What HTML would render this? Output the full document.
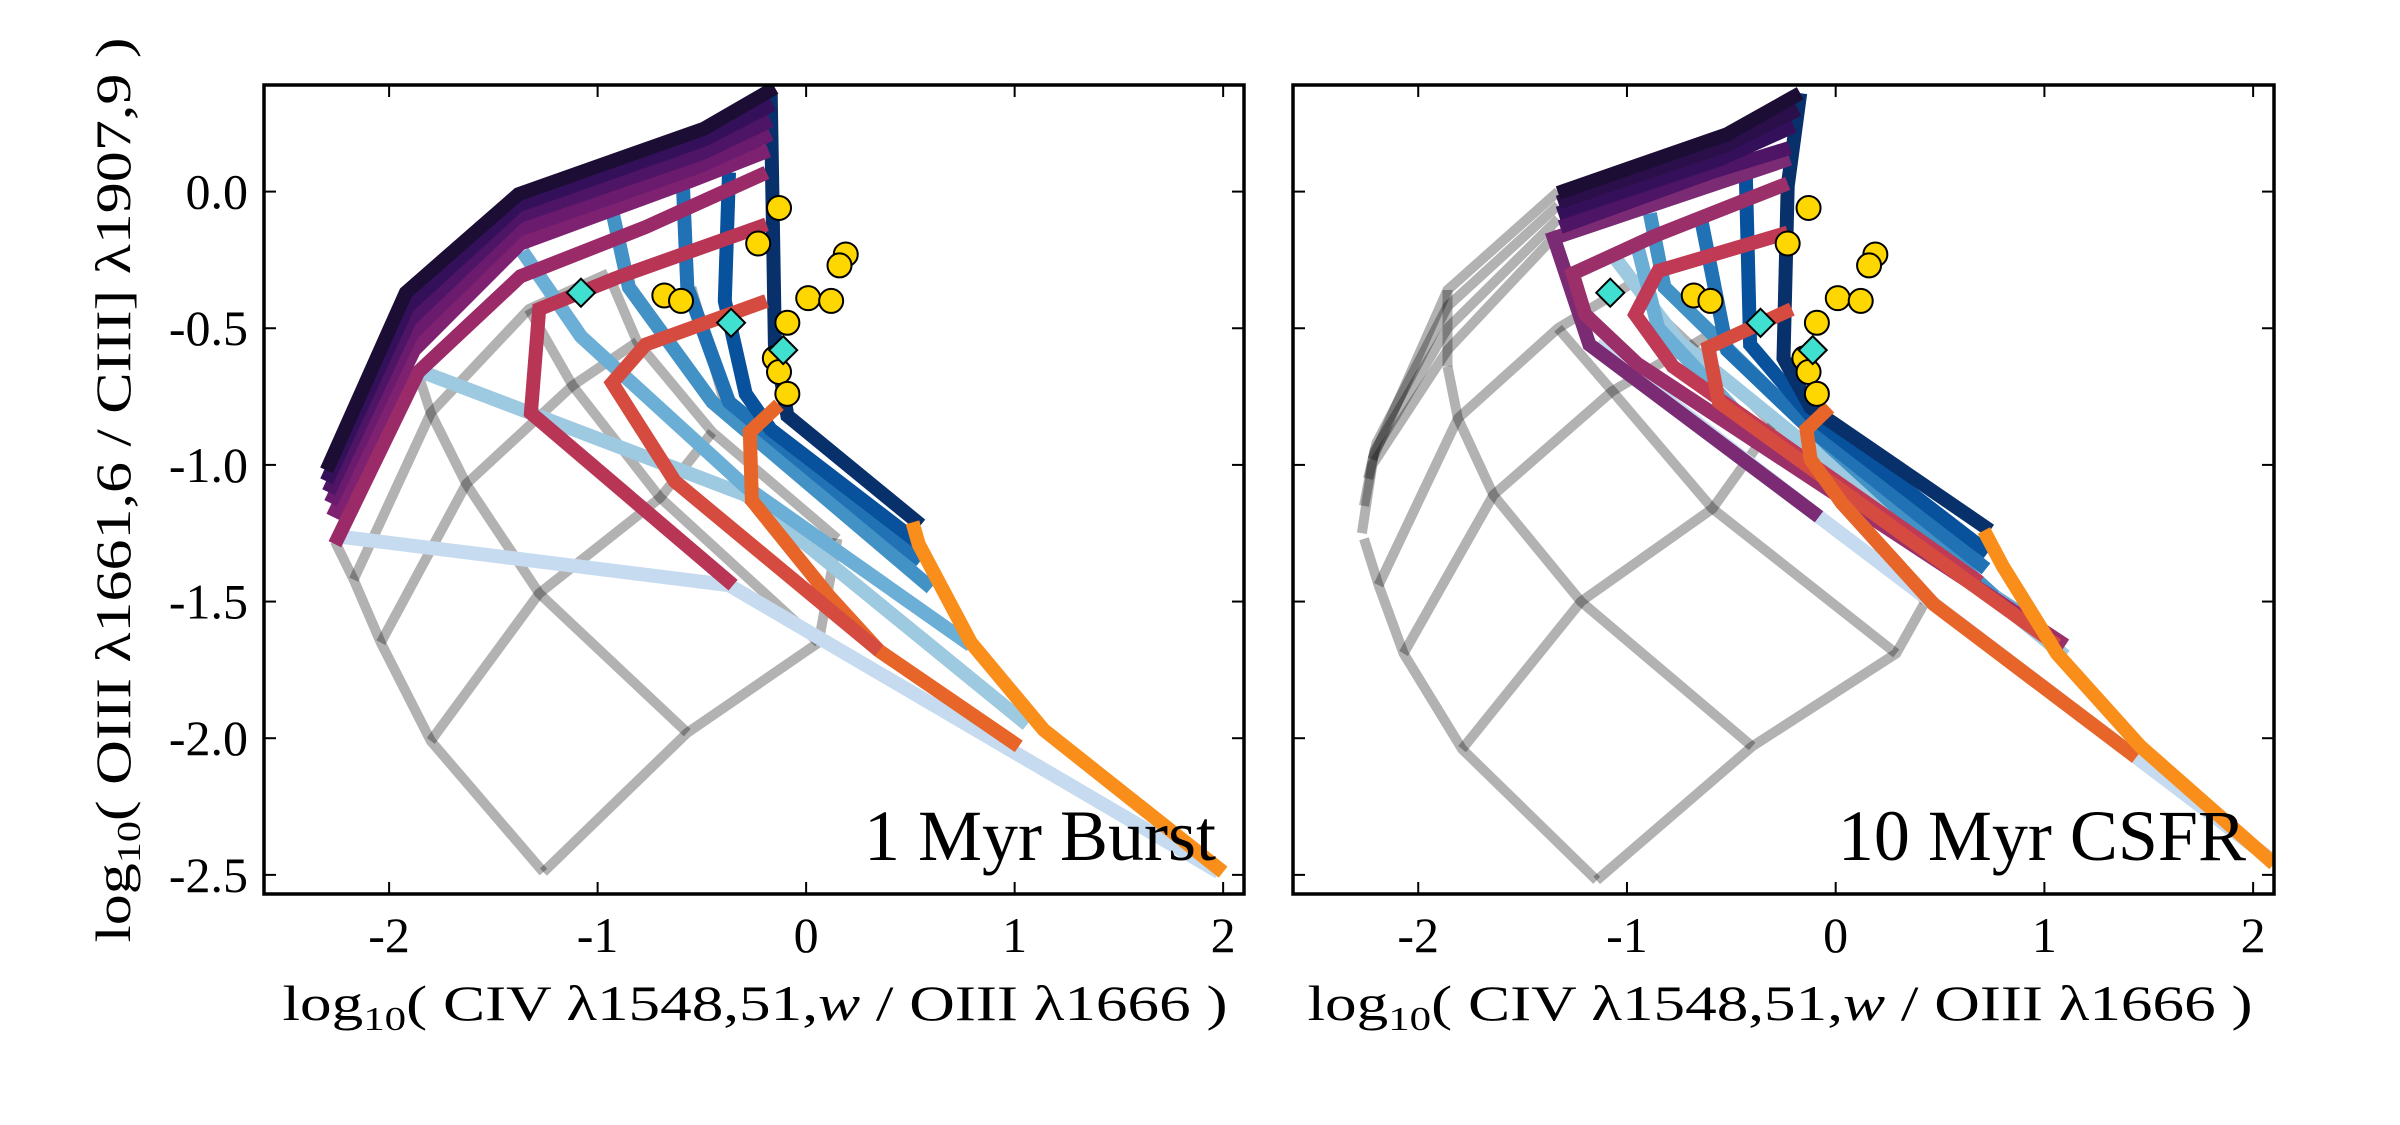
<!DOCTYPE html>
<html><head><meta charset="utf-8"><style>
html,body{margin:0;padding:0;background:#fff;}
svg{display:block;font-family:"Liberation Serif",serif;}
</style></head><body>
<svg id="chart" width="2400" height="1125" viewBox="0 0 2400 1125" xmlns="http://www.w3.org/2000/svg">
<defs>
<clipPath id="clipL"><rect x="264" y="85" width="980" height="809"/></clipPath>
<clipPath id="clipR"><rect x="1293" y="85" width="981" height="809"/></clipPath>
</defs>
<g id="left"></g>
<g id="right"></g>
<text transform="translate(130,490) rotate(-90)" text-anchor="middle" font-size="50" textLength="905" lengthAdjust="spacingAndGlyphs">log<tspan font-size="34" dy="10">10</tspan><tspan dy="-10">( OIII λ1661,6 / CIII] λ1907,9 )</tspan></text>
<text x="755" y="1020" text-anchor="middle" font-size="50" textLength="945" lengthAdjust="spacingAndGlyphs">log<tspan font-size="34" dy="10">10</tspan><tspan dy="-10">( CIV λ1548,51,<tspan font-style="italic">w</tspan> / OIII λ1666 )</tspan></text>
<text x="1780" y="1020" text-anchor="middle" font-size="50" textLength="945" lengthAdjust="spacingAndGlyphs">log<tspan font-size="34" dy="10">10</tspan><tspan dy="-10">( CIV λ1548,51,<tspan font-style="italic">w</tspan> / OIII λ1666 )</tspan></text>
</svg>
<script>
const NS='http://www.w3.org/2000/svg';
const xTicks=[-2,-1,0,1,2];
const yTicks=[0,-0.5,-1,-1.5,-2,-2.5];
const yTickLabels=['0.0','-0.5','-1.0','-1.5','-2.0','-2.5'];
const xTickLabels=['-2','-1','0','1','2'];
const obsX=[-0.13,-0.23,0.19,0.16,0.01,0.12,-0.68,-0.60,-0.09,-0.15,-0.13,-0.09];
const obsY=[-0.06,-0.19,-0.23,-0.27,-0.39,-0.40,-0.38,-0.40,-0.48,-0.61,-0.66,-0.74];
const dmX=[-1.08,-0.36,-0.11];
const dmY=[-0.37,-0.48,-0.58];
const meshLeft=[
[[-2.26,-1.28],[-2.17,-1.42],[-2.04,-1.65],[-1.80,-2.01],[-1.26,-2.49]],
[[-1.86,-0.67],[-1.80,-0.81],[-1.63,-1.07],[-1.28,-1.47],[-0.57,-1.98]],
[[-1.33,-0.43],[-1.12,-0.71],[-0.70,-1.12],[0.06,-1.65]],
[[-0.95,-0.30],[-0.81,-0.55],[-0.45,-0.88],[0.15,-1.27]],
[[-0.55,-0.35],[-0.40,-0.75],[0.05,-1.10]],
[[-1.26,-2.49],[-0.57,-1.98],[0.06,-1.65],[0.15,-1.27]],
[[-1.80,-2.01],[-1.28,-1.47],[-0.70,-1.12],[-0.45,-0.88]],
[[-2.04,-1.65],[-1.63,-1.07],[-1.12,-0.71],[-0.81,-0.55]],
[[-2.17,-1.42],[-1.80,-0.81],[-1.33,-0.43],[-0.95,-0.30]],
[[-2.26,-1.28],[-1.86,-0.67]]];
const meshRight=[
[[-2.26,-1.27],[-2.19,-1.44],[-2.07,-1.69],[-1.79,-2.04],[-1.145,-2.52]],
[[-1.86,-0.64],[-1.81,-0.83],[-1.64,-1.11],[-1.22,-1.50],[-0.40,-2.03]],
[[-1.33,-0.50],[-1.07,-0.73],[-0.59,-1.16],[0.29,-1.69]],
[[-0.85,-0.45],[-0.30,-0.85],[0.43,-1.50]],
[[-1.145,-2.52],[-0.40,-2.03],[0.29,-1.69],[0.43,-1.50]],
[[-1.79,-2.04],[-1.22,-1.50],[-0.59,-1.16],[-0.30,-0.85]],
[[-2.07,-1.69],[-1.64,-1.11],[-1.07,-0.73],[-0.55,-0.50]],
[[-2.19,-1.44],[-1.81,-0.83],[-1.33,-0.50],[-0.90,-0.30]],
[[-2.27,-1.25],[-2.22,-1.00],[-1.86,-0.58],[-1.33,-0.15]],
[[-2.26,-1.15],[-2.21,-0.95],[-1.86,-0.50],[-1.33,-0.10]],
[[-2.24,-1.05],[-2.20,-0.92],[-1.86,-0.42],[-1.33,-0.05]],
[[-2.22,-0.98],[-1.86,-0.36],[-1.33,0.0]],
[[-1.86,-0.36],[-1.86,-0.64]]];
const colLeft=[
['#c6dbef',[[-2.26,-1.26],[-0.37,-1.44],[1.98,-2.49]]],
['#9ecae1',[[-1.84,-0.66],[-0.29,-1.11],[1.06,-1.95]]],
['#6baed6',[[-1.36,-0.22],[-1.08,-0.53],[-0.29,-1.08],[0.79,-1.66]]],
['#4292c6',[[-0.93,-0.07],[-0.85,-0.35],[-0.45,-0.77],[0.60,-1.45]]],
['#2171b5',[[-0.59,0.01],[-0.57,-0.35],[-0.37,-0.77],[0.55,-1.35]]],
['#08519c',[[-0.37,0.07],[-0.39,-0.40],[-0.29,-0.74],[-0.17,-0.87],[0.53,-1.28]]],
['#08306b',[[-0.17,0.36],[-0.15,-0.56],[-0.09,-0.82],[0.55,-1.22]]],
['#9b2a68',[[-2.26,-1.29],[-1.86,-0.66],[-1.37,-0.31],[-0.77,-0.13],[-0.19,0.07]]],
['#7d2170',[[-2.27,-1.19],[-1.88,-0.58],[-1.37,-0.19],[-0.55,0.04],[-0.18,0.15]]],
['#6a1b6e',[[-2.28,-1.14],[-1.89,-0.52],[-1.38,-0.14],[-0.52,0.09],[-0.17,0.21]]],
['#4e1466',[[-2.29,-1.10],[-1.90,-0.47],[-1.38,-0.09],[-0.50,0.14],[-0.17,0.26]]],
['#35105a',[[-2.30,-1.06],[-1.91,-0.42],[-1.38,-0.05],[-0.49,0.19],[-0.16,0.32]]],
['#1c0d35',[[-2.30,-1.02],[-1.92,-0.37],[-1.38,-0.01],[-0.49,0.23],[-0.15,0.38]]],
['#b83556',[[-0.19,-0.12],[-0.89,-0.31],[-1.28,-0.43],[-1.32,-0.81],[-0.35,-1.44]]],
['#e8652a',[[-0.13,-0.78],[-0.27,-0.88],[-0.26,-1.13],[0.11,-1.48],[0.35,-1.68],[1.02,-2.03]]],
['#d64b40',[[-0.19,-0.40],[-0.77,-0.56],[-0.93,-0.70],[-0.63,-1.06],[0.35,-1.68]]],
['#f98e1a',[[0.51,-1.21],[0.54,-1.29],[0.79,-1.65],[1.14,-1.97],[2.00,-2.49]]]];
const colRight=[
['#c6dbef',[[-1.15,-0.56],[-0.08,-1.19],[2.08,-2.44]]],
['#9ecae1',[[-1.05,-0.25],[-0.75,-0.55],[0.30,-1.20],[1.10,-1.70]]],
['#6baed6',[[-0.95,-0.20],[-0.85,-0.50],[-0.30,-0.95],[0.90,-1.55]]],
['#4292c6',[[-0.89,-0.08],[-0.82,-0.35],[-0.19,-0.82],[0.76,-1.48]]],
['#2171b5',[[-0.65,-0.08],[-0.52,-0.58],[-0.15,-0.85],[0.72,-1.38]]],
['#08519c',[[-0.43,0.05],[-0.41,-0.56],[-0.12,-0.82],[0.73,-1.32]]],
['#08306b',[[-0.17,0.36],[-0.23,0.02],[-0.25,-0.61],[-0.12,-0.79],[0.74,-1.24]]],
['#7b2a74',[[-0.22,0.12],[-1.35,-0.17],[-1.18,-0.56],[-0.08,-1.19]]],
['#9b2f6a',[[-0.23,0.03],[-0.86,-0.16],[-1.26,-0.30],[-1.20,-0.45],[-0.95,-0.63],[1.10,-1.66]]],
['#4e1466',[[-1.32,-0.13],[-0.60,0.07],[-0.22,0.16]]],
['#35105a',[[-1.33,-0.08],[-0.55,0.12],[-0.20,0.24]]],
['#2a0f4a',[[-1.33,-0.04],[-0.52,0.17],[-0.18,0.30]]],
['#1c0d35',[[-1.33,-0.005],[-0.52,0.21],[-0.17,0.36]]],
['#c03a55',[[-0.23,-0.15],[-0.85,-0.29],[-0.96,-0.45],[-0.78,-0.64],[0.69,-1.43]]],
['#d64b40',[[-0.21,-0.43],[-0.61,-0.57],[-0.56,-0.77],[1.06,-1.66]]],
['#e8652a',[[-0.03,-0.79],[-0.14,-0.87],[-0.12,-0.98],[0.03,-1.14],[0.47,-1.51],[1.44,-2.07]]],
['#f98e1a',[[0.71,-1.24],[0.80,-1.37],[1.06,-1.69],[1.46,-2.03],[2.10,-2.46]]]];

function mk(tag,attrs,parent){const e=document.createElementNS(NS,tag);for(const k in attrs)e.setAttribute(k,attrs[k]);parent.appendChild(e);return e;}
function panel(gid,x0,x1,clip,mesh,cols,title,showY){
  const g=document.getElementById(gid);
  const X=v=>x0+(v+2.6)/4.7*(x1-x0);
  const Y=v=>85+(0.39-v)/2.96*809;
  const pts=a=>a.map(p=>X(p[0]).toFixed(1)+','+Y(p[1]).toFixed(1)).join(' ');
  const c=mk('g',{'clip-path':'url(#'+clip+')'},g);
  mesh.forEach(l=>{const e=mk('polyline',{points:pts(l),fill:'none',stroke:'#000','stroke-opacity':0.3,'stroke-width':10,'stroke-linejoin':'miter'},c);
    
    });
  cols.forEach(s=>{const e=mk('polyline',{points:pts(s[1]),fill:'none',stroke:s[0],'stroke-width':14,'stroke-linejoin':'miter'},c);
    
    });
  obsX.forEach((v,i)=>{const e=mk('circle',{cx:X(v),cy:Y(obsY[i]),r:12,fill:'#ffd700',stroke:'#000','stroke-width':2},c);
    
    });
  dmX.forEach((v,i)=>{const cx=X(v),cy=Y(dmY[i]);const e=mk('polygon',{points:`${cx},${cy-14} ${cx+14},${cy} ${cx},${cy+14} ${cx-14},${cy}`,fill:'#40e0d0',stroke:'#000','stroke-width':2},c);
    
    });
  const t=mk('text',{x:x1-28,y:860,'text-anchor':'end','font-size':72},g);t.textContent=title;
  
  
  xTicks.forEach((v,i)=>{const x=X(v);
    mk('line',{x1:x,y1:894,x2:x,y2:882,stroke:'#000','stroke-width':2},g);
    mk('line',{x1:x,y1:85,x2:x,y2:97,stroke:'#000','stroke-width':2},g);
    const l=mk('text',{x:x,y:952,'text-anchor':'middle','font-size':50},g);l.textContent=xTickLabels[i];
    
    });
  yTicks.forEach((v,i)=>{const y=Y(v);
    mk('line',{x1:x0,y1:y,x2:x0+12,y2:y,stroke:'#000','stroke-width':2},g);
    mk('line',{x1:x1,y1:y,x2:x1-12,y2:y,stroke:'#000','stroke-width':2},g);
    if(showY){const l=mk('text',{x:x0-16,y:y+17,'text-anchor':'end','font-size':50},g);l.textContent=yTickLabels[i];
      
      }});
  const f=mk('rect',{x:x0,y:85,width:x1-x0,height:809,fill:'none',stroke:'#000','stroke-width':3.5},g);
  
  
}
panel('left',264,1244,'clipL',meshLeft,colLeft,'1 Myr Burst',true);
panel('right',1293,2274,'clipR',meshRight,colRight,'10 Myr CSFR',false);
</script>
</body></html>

• **Task details**
List every line above containing the word "document".

• **Full output**
What HTML would render this? Output the full document.
function mk(tag,attrs,parent){const e=document.createElementNS(NS,tag);for(const k in attrs)e.setAttribute(k,attrs[k]);parent.appendChild(e);return e;}
  const g=document.getElementById(gid);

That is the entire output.